[Infra UI] Kubernetes kluster nodes and capacity incorrect #29497

sergeydeg · 2019-01-29T10:36:00Z

Kibana version: 6.5.4

Elasticsearch version: 6.5.4

Server OS version: CentOS 7

Browser version: Google Chrome 71.0.3578.98

Browser OS version: Windows 10

Original install method (e.g. download page, yum, from source, etc.): YUM

Describe the bug:
Having on-premise Kubernetes cluster (v.1.12.3) instantiated with Kubeadm. Metricbeat 6.5.3 installed.

Infra UI doesn't show Master nodes in "Hosts" screen, only worker nodes
Looking in Kubernetes metrics on each node - CPU/Memory/POD capacity shown only for node where Metricbeat installed, other nodes shown Zero capacity. Disk capacity shown correctly on all nodes.

Steps to reproduce:

Install Kubernetes Kubeadm cluster v1.12.3
Install Metricbeat Kubernetes yaml v.6.5.3
Open Infra UI
Open Metrics of each Host

Expected behavior:
Master nodes must be visible also.
Kubernetes metrics must show correct numbers

Screenshots (if relevant):

elasticmachine · 2019-02-20T22:38:49Z

Pinging @elastic/infrastructure-ui

skh · 2019-03-11T12:44:05Z

From https://www.elastic.co/guide/en/beats/metricbeat/6.5/running-on-kubernetes.html:

You deploy Metricbeat in two different ways at the same time:

As a DaemonSet to ensure that there’s a running instance on each node of the cluster. These instances are used to retrieve most metrics from the host, such as system metrics, Docker stats, and metrics from all the services running on top of Kubernetes.

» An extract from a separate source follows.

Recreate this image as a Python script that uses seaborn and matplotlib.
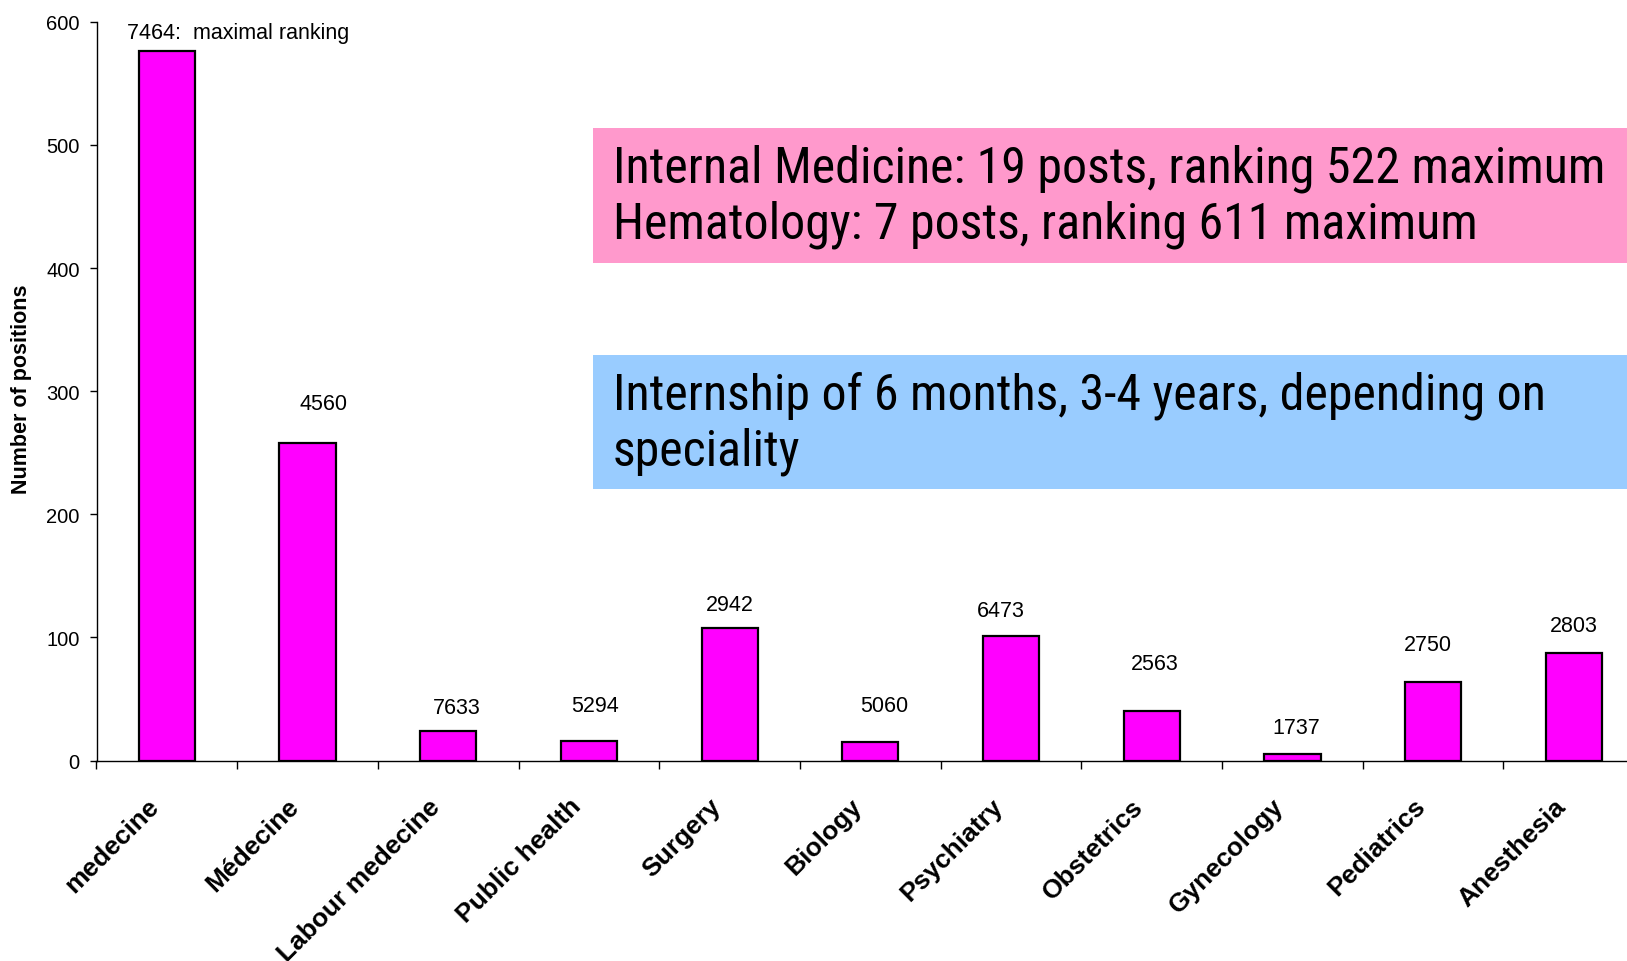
import numpy as np
import pandas as pd
import matplotlib
matplotlib.use("Agg")
import matplotlib.pyplot as plt
import matplotlib.transforms as mtransforms
from matplotlib.patches import Rectangle
from matplotlib import font_manager as fm
import seaborn as sns

# ---------------- data ----------------
categories = ["medecine", "Médecine", "Labour medecine", "Public health", "Surgery",
              "Biology", "Psychiatry", "Obstetrics", "Gynecology", "Pediatrics", "Anesthesia"]
positions = [576, 258, 24, 16, 108, 15, 101, 40, 5, 64, 87]
max_ranking = ["7464:  maximal ranking", "4560", "7633", "5294", "2942", "5060",
               "6473", "2563", "1737", "2750", "2803"]
label_heights = [591, 290, 43, 45, 127, 45, 122, 79, 27, 94, 110]
label_shift = [0.0, 0.11, 0.06, 0.04, 0.0, 0.10, -0.07, 0.02, 0.03, -0.04, 0.0]
yticks = [0, 100, 200, 300, 400, 500, 600]
pink_lines = ["Internal Medicine: 19 posts, ranking 522 maximum",
              "Hematology: 7 posts, ranking 611 maximum"]
blue_lines = ["Internship of 6 months, 3-4 years, depending on",
              "speciality"]

# ---------------- style ----------------
sns.set_theme(style="white")
plt.rcParams["font.family"] = ["Liberation Sans", "DejaVu Sans"]

avail = {f.name for f in fm.fontManager.ttflist}
cond_candidates = ["Liberation Sans Narrow", "Roboto Condensed", "Open Sans Condensed"]
box_font = next((f for f in cond_candidates if f in avail), "Liberation Sans")

W, H = 1627, 962
fig = plt.figure(figsize=(W / 100, H / 100), dpi=100)
fig.patch.set_facecolor("white")

ax_left = 96.5 / W
ax_bottom = (H - 761.6) / H
ax_w = 11 * 140.7 / W
ax_h = 738.8 / H
ax = fig.add_axes([ax_left, ax_bottom, ax_w, ax_h])
ax.set_facecolor("white")

df = pd.DataFrame({"category": categories, "positions": positions})
sns.barplot(data=df, x="category", y="positions", color="#FF00FF", saturation=1,
            edgecolor="black", linewidth=1.6, width=0.4, ax=ax, zorder=3)

ax.set_xlim(-0.5, 10.5)
ax.set_ylim(0, 600)
ax.set_yticks(yticks)
ax.set_yticklabels([str(t) for t in yticks], fontsize=14.5, color="black")

for s in ["top", "right"]:
    ax.spines[s].set_visible(False)
for s in ["left", "bottom"]:
    ax.spines[s].set_color("black")
    ax.spines[s].set_linewidth(1.0)

ax.tick_params(axis="y", which="major", direction="out", length=5, width=1,
               color="black", pad=7, left=True)

# x: category labels at centres, tick marks at boundaries
ax.set_xticks(range(len(categories)))
ax.set_xticklabels(categories, rotation=45, ha="right", va="center",
                   rotation_mode="anchor", fontsize=19, fontweight="bold", color="black")
ax.tick_params(axis="x", which="major", length=0, pad=30, bottom=True)
ax.set_xticks(np.arange(-0.5, len(categories), 1.0), minor=True)
ax.tick_params(axis="x", which="minor", direction="out", length=6, width=1,
               color="black", bottom=True)
shift = mtransforms.ScaledTranslation(-12 / 100, 0, fig.dpi_scale_trans)
for lbl in ax.get_xticklabels():
    lbl.set_transform(lbl.get_transform() + shift)

ax.set_xlabel("")
ax.set_ylabel("Number of positions", fontsize=15.5, fontweight="bold", color="black")
ax.yaxis.set_label_coords(-0.0418, 0.504)

# data labels (maximal ranking)
for i, (txt, hgt, dx) in enumerate(zip(max_ranking, label_heights, label_shift)):
    if i == 0:
        ax.text(-0.28, hgt, txt, ha="left", va="center", fontsize=15.5, color="black")
    else:
        ax.text(i + dx, hgt, txt, ha="center", va="center", fontsize=15.5, color="black")

# ---------------- boxes ----------------
def add_box(top_px, bot_px, color, lines, y1_px, gap_px):
    fig.add_artist(Rectangle((592.5 / W, 1 - bot_px / H), 1 - 592.5 / W + 0.01,
                             (bot_px - top_px) / H, transform=fig.transFigure,
                             facecolor=color, edgecolor="none", zorder=5))
    texts = []
    for k, line in enumerate(lines):
        t = fig.text(613 / W, 1 - (y1_px + k * gap_px) / H, line, ha="left", va="center",
                     fontsize=36, family=[box_font, "DejaVu Sans"], color="black", zorder=6)
        texts.append(t)
    return texts

pink_texts = add_box(128.7, 263.6, "#FF99CC", pink_lines, 169, 56)
blue_texts = add_box(356, 490, "#99CCFF", blue_lines, 396, 56)

# fit the text width to the reference (longest line ~993 px)
fig.canvas.draw()
renderer = fig.canvas.get_renderer()
w0 = pink_texts[0].get_window_extent(renderer).width
fs = min(36, 36 * 993 / w0)
for t in pink_texts + blue_texts:
    t.set_fontsize(fs)

fig.savefig("out.png", dpi=100, facecolor="white")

As a single Metricbeat instance created using a Deployment. This instance is used to retrieve metrics that are unique for the whole cluster, such as Kubernetes events or kube-state-metrics.

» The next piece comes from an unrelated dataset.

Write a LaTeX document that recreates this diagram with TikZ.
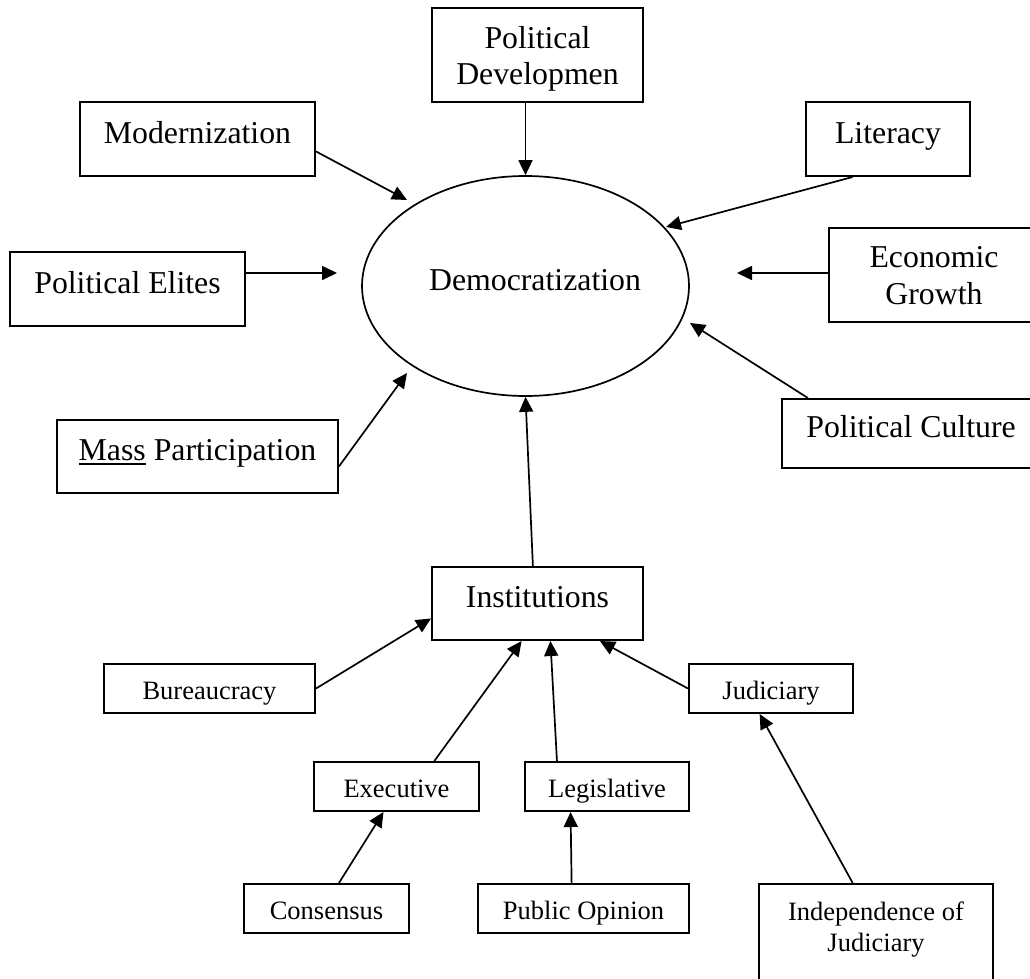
\documentclass[tikz,border=0pt]{standalone}
\usepackage{fontspec}
\setmainfont{Liberation Serif}
\usetikzlibrary{arrows.meta,shapes.geometric}
\newcommand\fbig{\fontsize{31.8}{36.8}\selectfont}
\newcommand\fsmall{\fontsize{26.5}{30.5}\selectfont}
\begin{document}
\begin{tikzpicture}[x=1pt,y=-1pt,
  box/.style={draw, line width=2pt, inner sep=0pt, rectangle},
  bigbox/.style={box, font=\fbig, text height=22pt, text depth=14pt},
  smallbox/.style={box, font=\fsmall, text height=24pt, text depth=2pt},
  arr/.style={line width=1.7pt, -{Triangle[length=15pt,width=14pt]}}]
\useasboundingbox (0,0) rectangle (1030,979);
\clip (0,0) rectangle (1030,979);
\fill[white] (0,0) rectangle (1030,979);

% central ellipse
\node[ellipse, draw, line width=1.7pt, inner sep=0pt, minimum width=327pt, minimum height=220pt,
      font=\fbig, text height=22pt, text depth=14pt] (dem) at (525.5,286) {\hspace*{19pt}Democratization};

% outer factors
\node[box, font=\fbig, align=center, minimum width=211pt, minimum height=94pt, text height=70pt, text depth=10pt]
  (pd) at (537.5,55) {Political\\Developmen};
\node[bigbox, minimum width=235pt, minimum height=74pt] (mod) at (197.5,139) {Modernization};
\node[bigbox, minimum width=235pt, minimum height=74pt] (pe) at (127.5,289) {Political Elites};
\node[bigbox, minimum width=281pt, minimum height=73pt] (mp) at (197.5,456.5)
  {{\setbox0=\hbox{Mass}\rlap{\rule[-4pt]{\wd0}{1.6pt}}Mass} Participation};
\node[bigbox, minimum width=164pt, minimum height=74pt] (lit) at (888,139) {Literacy};
\node[box, font=\fbig, align=center, minimum width=210pt, minimum height=94pt, text height=69pt, text depth=11pt]
  (eg) at (934,275) {Economic\\Growth};
\node[bigbox, minimum width=258pt, minimum height=69pt] (pc) at (911,433.5) {Political Culture};

% institutions
\node[bigbox, minimum width=211pt, minimum height=73pt] (inst) at (537.5,603.5) {Institutions};
\node[smallbox, minimum width=211pt, minimum height=49pt] (bur) at (209.5,688.5) {Bureaucracy};
\node[smallbox, minimum width=165pt, minimum height=49pt] (exe) at (396.5,786.5) {Executive};
\node[smallbox, minimum width=164pt, minimum height=49pt] (leg) at (607,786.5) {Legislative};
\node[smallbox, minimum width=164pt, minimum height=49pt] (jud) at (771,688.5) {Judiciary};
\node[smallbox, minimum width=165pt, minimum height=49pt] (con) at (326.5,908.5) {Consensus};
\node[smallbox, minimum width=211pt, minimum height=49pt] (po) at (583.5,908.5) {Public Opinion};
\node[box, font=\fsmall, align=center, minimum width=234pt, minimum height=126pt, text height=67pt, text depth=59pt]
  (ind) at (876,947) {Independence of\\Judiciary};

% free arrow tips near the ellipse
\coordinate (t-mod) at (407,200);
\coordinate (t-pe) at (337,273);
\coordinate (t-mp) at (407,373);
\coordinate (t-lit) at (666,227);
\coordinate (t-eg) at (737,273);
\coordinate (t-pc) at (690,323);

% connectors
\draw[arr] (dem |- pd.south) -- (dem.north);
\draw[arr] (mod.-6.3) -- (t-mod);
\draw[arr] (pe.east |- t-pe) -- (t-pe);
\draw[arr] (mp.-4.7) -- (t-mp);
\draw[arr] (lit.-133.4) -- (t-lit);
\draw[arr] (eg.west |- t-eg) -- (t-eg);
\draw[arr] (pc.161.65) -- (t-pc);
\draw[arr] (inst.97) -- (dem.south);
\draw[arr] (bur.east) -- (inst.-172.7);
\draw[arr] (exe.34.6) -- (inst.-113);
\draw[arr] (leg.153.9) -- (inst.-71.1);
\draw[arr] (jud.west) -- (inst.-31.5);
\draw[arr] (con.64.9) -- (exe.-117);
\draw[arr] (po.115.1) -- (leg.-145);
\draw[arr] (ind.110.05) -- (jud.-114.2);
\end{tikzpicture}
\end{document}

Does your setup follow this documentation?

Can you add your configuration to this issue? Please take care to remove all sensitive information like passwords or internal IPs.

sergeydeg · 2019-03-15T07:04:41Z

A week ago I upgraded all ELK components to version 6.6.1. A problem stays the same.
I deployed Metricbeat using ELK provided Kubernetes manifest with two changes.

I use a Logstash output instead of Elasticsearch, and logstash send metricbeat events without transformation to elasticsearch;

    setup.template.enabled: false
    output.logstash:
      hosts: ['${LOGSTASH_HOST:elasticsearch}:${LOGSTASH_PORT:9200}']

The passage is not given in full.